= Written task =
Copy, from the entries below, each line in which the string "that" appears.

══ Data to process ══

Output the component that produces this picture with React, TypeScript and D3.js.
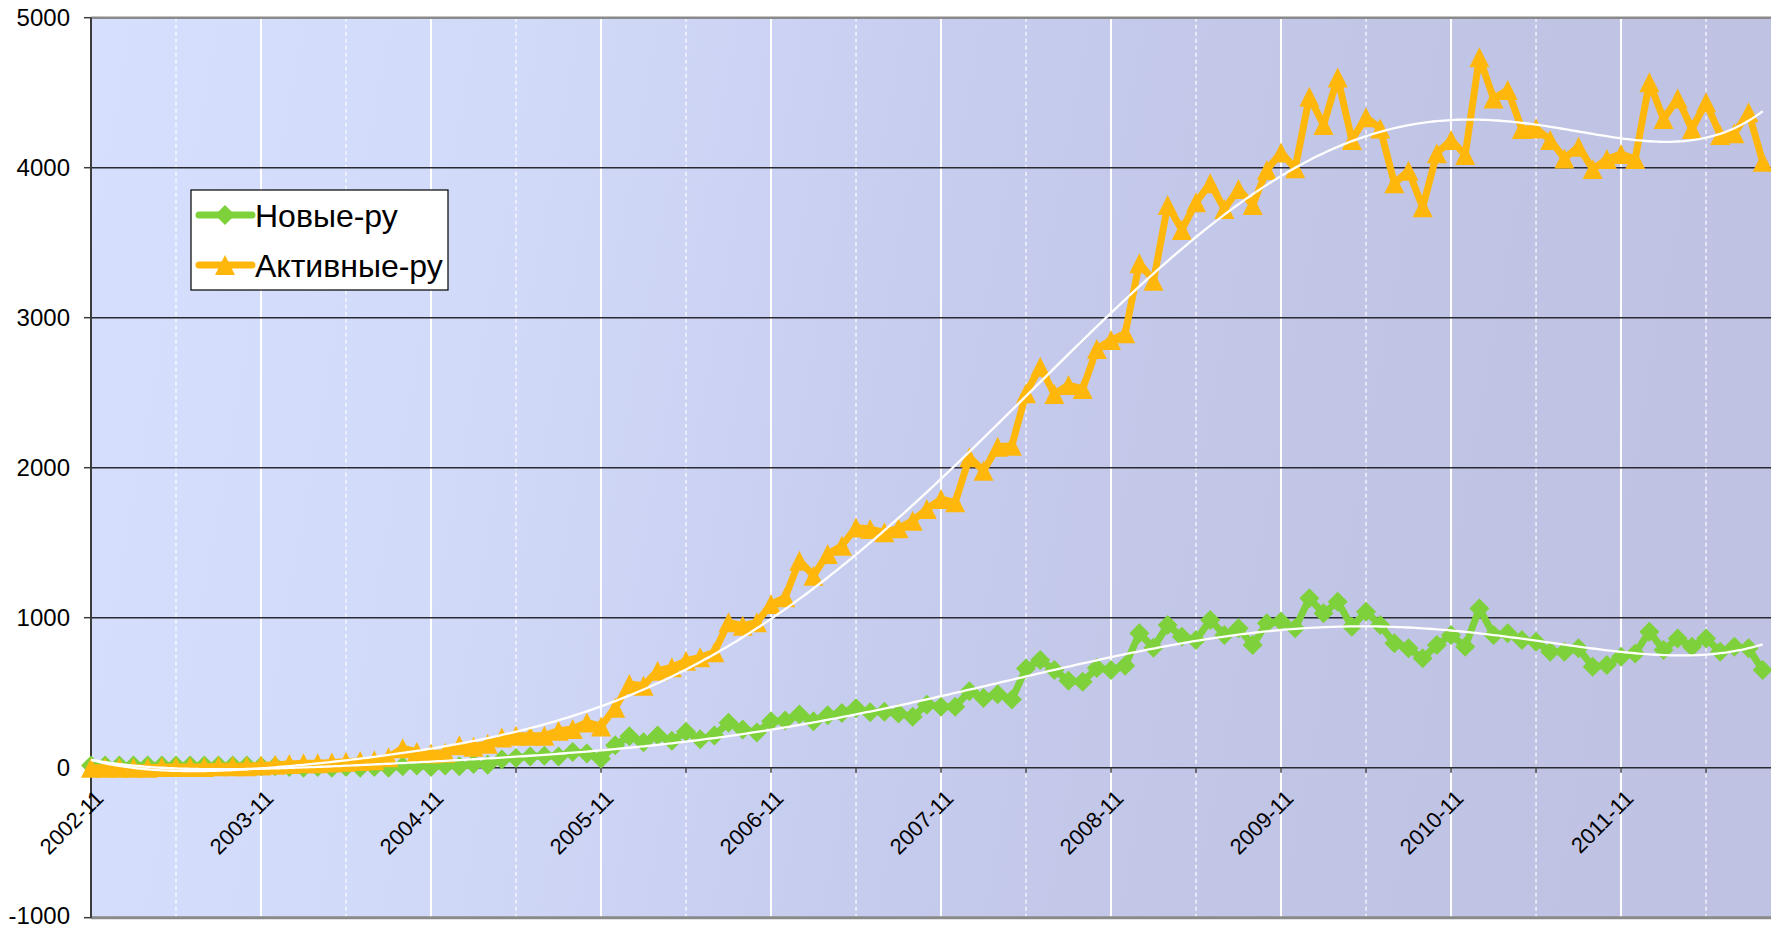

═══
══ Data to process ══

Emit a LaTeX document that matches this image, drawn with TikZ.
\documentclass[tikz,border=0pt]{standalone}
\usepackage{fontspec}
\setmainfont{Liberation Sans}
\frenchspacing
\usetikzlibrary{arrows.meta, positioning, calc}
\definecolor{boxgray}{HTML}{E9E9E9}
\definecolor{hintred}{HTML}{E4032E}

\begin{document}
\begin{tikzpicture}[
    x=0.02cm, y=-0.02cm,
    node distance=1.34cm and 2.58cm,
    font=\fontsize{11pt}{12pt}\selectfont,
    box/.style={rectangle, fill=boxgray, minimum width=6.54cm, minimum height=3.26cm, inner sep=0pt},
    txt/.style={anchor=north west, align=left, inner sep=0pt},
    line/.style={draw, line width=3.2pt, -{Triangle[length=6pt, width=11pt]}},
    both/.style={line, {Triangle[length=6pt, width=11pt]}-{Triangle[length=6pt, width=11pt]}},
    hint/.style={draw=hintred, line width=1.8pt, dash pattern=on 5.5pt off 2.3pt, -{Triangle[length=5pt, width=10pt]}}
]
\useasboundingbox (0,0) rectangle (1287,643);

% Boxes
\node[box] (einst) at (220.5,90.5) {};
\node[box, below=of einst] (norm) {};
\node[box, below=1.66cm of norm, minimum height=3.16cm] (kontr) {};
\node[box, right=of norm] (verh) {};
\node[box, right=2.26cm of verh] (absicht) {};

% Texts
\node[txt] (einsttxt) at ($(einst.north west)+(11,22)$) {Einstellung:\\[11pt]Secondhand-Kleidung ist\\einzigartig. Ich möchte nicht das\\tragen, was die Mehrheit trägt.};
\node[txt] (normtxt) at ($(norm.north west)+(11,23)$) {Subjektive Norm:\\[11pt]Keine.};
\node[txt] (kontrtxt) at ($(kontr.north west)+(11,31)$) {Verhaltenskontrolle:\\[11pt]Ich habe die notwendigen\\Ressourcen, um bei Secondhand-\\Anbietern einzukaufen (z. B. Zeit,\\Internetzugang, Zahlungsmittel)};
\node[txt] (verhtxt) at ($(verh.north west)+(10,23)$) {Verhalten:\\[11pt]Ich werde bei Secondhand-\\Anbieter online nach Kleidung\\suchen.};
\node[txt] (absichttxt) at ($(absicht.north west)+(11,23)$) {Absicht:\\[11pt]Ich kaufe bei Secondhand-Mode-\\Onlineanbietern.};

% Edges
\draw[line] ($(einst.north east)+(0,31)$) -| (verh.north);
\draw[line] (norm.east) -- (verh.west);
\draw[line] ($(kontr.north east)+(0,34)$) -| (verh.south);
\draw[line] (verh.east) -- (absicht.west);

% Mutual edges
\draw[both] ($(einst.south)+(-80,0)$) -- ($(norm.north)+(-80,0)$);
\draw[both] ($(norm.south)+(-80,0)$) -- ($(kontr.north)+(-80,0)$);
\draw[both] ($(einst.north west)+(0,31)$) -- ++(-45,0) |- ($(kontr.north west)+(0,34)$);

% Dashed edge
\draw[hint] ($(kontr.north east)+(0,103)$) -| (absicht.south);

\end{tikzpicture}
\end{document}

═══

= Worked solution =
Output the component that produces this picture with React, TypeScript and D3.js.
Emit a LaTeX document that matches this image, drawn with TikZ.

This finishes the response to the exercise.